| Data extract |
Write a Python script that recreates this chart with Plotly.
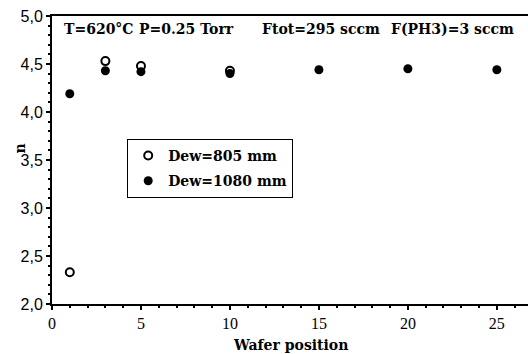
import plotly.graph_objects as go

# Data
positions_805 = [1, 3, 5, 10]
n_805 = [2.33, 4.53, 4.48, 4.43]
positions_1080 = [1, 3, 5, 10, 15, 20, 25]
n_1080 = [4.19, 4.43, 4.42, 4.40, 4.44, 4.45, 4.44]

y_ticks = [2.0, 2.5, 3.0, 3.5, 4.0, 4.5, 5.0]
y_ticktext = ["2,0", "2,5", "3,0", "3,5", "4,0", "4,5", "5,0"]
x_ticks = [0, 5, 10, 15, 20, 25]

cond_labels = ["T=620°C", "P=0.25 Torr", "Ftot=295 sccm", "F(PH3)=3 sccm"]
cond_xpos = [0.021, 0.179, 0.437, 0.708]

serif_b = "DejaVu Serif, Liberation Serif, serif"
serif = "Liberation Serif, Times New Roman, serif"
sans = "Liberation Sans, Arial, sans-serif"

fig = go.Figure()
fig.add_trace(go.Scatter(
    x=positions_805, y=n_805, mode="markers", name="<b>Dew=805 mm</b>", legendgroup="a",
    marker=dict(symbol="circle-open", size=8, color="black", line=dict(width=2, color="black")),
))
fig.add_trace(go.Scatter(
    x=positions_1080, y=n_1080, mode="markers", name="<b>Dew=1080 mm</b>", legendgroup="b",
    marker=dict(symbol="circle", size=9, color="black"),
))

annotations = []
for txt, xp in zip(cond_labels, cond_xpos):
    annotations.append(dict(
        text="<b>" + txt + "</b>", x=xp, y=0.99, xref="paper", yref="paper",
        xanchor="left", yanchor="top", showarrow=False,
        font=dict(family=serif_b, size=14, color="black"),
    ))
annotations.append(dict(
    text="<b>Wafer position</b>", x=0.5, y=-0.142, xref="paper", yref="paper",
    xanchor="center", yanchor="middle", showarrow=False,
    font=dict(family=serif_b, size=14, color="black"),
))
annotations.append(dict(
    text="<b>n</b>", x=-0.067, y=0.54, xref="paper", yref="paper",
    xanchor="center", yanchor="middle", showarrow=False, textangle=-90,
    font=dict(family=serif_b, size=14, color="black"),
))

fig.update_layout(
    width=528, height=354,
    margin=dict(l=52, r=0, t=16, b=50),
    paper_bgcolor="white", plot_bgcolor="white",
    showlegend=True,
    legend=dict(
        x=0.158, y=0.573, xanchor="left", yanchor="top",
        bordercolor="black", borderwidth=1, bgcolor="white",
        font=dict(family=serif_b, size=14, color="black"),
        itemsizing="trace", tracegroupgap=4,
    ),
    xaxis=dict(
        range=[0, 26.75], tickvals=x_ticks, showgrid=False, zeroline=False, automargin=False,
        showline=True, linecolor="black", linewidth=2, mirror=True,
        ticks="outside", ticklen=4, tickwidth=1.5, tickcolor="black",
        minor=dict(dtick=1, ticks="outside", ticklen=2, tickcolor="black"),
        tickfont=dict(family=serif, size=16, color="black"),
    ),
    yaxis=dict(
        range=[2.0, 5.0], tickvals=y_ticks, ticktext=y_ticktext, showgrid=False, zeroline=False,
        automargin=False,
        showline=True, linecolor="black", linewidth=2,
        ticks="outside", ticklen=4, tickwidth=1.5, tickcolor="black",
        minor=dict(dtick=0.1, ticks="outside", ticklen=2, tickcolor="black"),
        tickfont=dict(family=sans, size=16, color="black"),
    ),
    annotations=annotations,
)

fig.write_html("out.html", config={"displayModeBar": False},
               post_script="document.body.style.margin='0';")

| Written problem |
Write out each line of the listing above, exactly, from its first line to the line holding "x_ticks = [0, 5, 10, 15, 20, 25]", inclusive. Skip the pictures.

| Answer to this problem |
Write a Python script that recreates this chart with Plotly.
import plotly.graph_objects as go

# Data
positions_805 = [1, 3, 5, 10]
n_805 = [2.33, 4.53, 4.48, 4.43]
positions_1080 = [1, 3, 5, 10, 15, 20, 25]
n_1080 = [4.19, 4.43, 4.42, 4.40, 4.44, 4.45, 4.44]

y_ticks = [2.0, 2.5, 3.0, 3.5, 4.0, 4.5, 5.0]
y_ticktext = ["2,0", "2,5", "3,0", "3,5", "4,0", "4,5", "5,0"]
x_ticks = [0, 5, 10, 15, 20, 25]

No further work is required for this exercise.